Task to carry out
Each line below must be set down exactly; omit any image you find.

Dataset section

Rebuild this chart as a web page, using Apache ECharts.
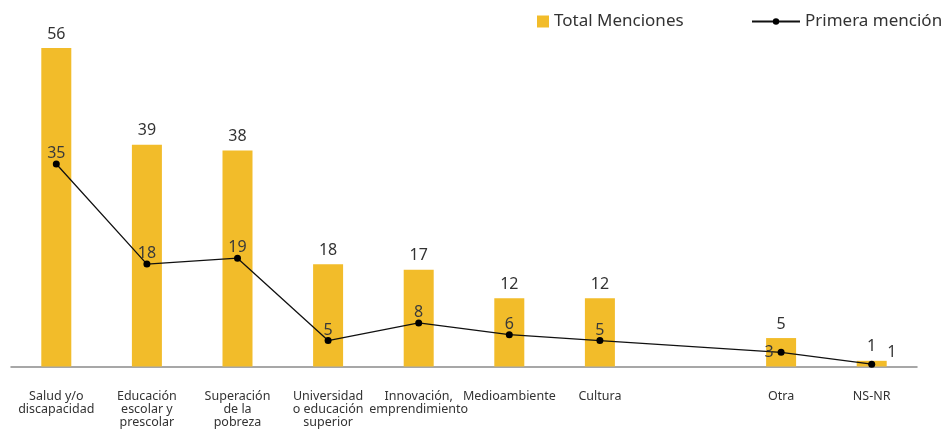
<!DOCTYPE html>
<html>
<head>
<meta charset="utf-8">
<script src="https://cdn.jsdelivr.net/npm/echarts@6/dist/echarts.min.js"></script>
<style>
  html, body { margin: 0; padding: 0; background: #fff; }
  #chart { width: 944px; height: 429px; }
</style>
</head>
<body>
<div id="chart"></div>
<script>
const categories = [
  'Salud y/o\ndiscapacidad',
  'Educación\nescolar y\nprescolar',
  'Superación\nde la\npobreza',
  'Universidad\no educación\nsuperior',
  'Innovación,\nemprendimiento',
  'Medioambiente',
  'Cultura',
  '',
  'Otra',
  'NS-NR'
];
const totalMenciones = [56, 39, 38, 18, 17, 12, 12, null, 5, 1];
const primeraMencion = [35, 18, 19, 5, 8, 6, 5, null, 3, 1];

const font = 'Noto Sans';

// etiquetas de la línea: la mayoría arriba, Otra a la izquierda, NS-NR a la derecha
const lineData = primeraMencion.map((v, i) => {
  if (i === 8) return { value: v, label: { position: 'left', distance: 4 } };
  if (i === 9) return { value: v, label: { position: 'right', distance: 12, offset: [0, -12] } };
  return v;
});

const chart = echarts.init(document.getElementById('chart'));
chart.setOption({
  animation: false,
  textStyle: { fontFamily: font },
  legend: [
    {
      data: ['Total Menciones'],
      left: 532, top: 8,
      itemWidth: 12, itemHeight: 12,
      itemGap: 7,
      icon: 'rect',
      textStyle: { fontFamily: font, fontSize: 17, color: '#333' }
    },
    {
      data: ['Primera mención'],
      left: 746, top: 8,
      itemWidth: 48, itemHeight: 8,
      textStyle: { fontFamily: font, fontSize: 17, color: '#333' }
    }
  ],
  grid: {
    left: 11, width: 906, top: 48, height: 318.5,
    containLabel: false, outerBoundsMode: 'none'
  },
  xAxis: {
    type: 'category',
    data: categories,
    axisLine: { lineStyle: { color: '#8a8a8a', width: 1.5 } },
    axisTick: { show: false },
    axisLabel: {
      interval: 0, margin: 23, color: '#333',
      fontFamily: font, fontSize: 12.5, lineHeight: 13
    }
  },
  yAxis: [
    { type: 'value', min: 0, max: 56, show: false },
    { type: 'value', min: 0.6, max: 54.7, show: false }
  ],
  series: [
    {
      name: 'Total Menciones',
      type: 'bar',
      data: totalMenciones,
      barWidth: 30,
      itemStyle: { color: '#F2BC2A' },
      label: {
        show: true, position: 'top', distance: 6,
        color: '#333', fontFamily: font, fontSize: 16
      }
    },
    {
      name: 'Primera mención',
      type: 'line',
      yAxisIndex: 1,
      data: lineData,
      connectNulls: true,
      symbol: 'circle',
      symbolSize: 7,
      itemStyle: { color: '#000' },
      lineStyle: { color: '#111', width: 1.3 },
      label: {
        show: true, position: 'top', distance: -1,
        color: '#3a3a3a', fontFamily: font, fontSize: 16
      }
    }
  ]
});
</script>
</body>
</html>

Result for this exercise
Rebuild this chart as a web page, using Apache ECharts.
<!DOCTYPE html>
<html>
<head>
<meta charset="utf-8">
<script src="https://cdn.jsdelivr.net/npm/echarts@6/dist/echarts.min.js"></script>
<style>
  html, body { margin: 0; padding: 0; background: #fff; }
  #chart { width: 944px; height: 429px; }
</style>
</head>
<body>
<div id="chart"></div>
<script>
const categories = [
  'Salud y/o\ndiscapacidad',
  'Educación\nescolar y\nprescolar',
  'Superación\nde la\npobreza',
  'Universidad\no educación\nsuperior',
  'Innovación,\nemprendimiento',
  'Medioambiente',
  'Cultura',
  '',
  'Otra',
  'NS-NR'
];
const totalMenciones = [56, 39, 38, 18, 17, 12, 12, null, 5, 1];
const primeraMencion = [35, 18, 19, 5, 8, 6, 5, null, 3, 1];

const font = 'Noto Sans';

// etiquetas de la línea: la mayoría arriba, Otra a la izquierda, NS-NR a la derecha
const lineData = primeraMencion.map((v, i) => {
  if (i === 8) return { value: v, label: { position: 'left', distance: 4 } };
  if (i === 9) return { value: v, label: { position: 'right', distance: 12, offset: [0, -12] } };
  return v;
});

const chart = echarts.init(document.getElementById('chart'));
chart.setOption({
  animation: false,
  textStyle: { fontFamily: font },
  legend: [
    {
      data: ['Total Menciones'],
      left: 532, top: 8,
      itemWidth: 12, itemHeight: 12,
      itemGap: 7,
      icon: 'rect',
      textStyle: { fontFamily: font, fontSize: 17, color: '#333' }
    },
    {
      data: ['Primera mención'],
      left: 746, top: 8,
      itemWidth: 48, itemHeight: 8,
      textStyle: { fontFamily: font, fontSize: 17, color: '#333' }
    }
  ],
  grid: {
    left: 11, width: 906, top: 48, height: 318.5,
    containLabel: false, outerBoundsMode: 'none'
  },
  xAxis: {
    type: 'category',
    data: categories,
    axisLine: { lineStyle: { color: '#8a8a8a', width: 1.5 } },
    axisTick: { show: false },
    axisLabel: {
      interval: 0, margin: 23, color: '#333',
      fontFamily: font, fontSize: 12.5, lineHeight: 13
    }
  },
  yAxis: [
    { type: 'value', min: 0, max: 56, show: false },
    { type: 'value', min: 0.6, max: 54.7, show: false }
  ],
  series: [
    {
      name: 'Total Menciones',
      type: 'bar',
      data: totalMenciones,
      barWidth: 30,
      itemStyle: { color: '#F2BC2A' },
      label: {
        show: true, position: 'top', distance: 6,
        color: '#333', fontFamily: font, fontSize: 16
      }
    },
    {
      name: 'Primera mención',
      type: 'line',
      yAxisIndex: 1,
      data: lineData,
      connectNulls: true,
      symbol: 'circle',
      symbolSize: 7,
      itemStyle: { color: '#000' },
      lineStyle: { color: '#111', width: 1.3 },
      label: {
        show: true, position: 'top', distance: -1,
        color: '#3a3a3a', fontFamily: font, fontSize: 16
      }
    }
  ]
});
</script>
</body>
</html>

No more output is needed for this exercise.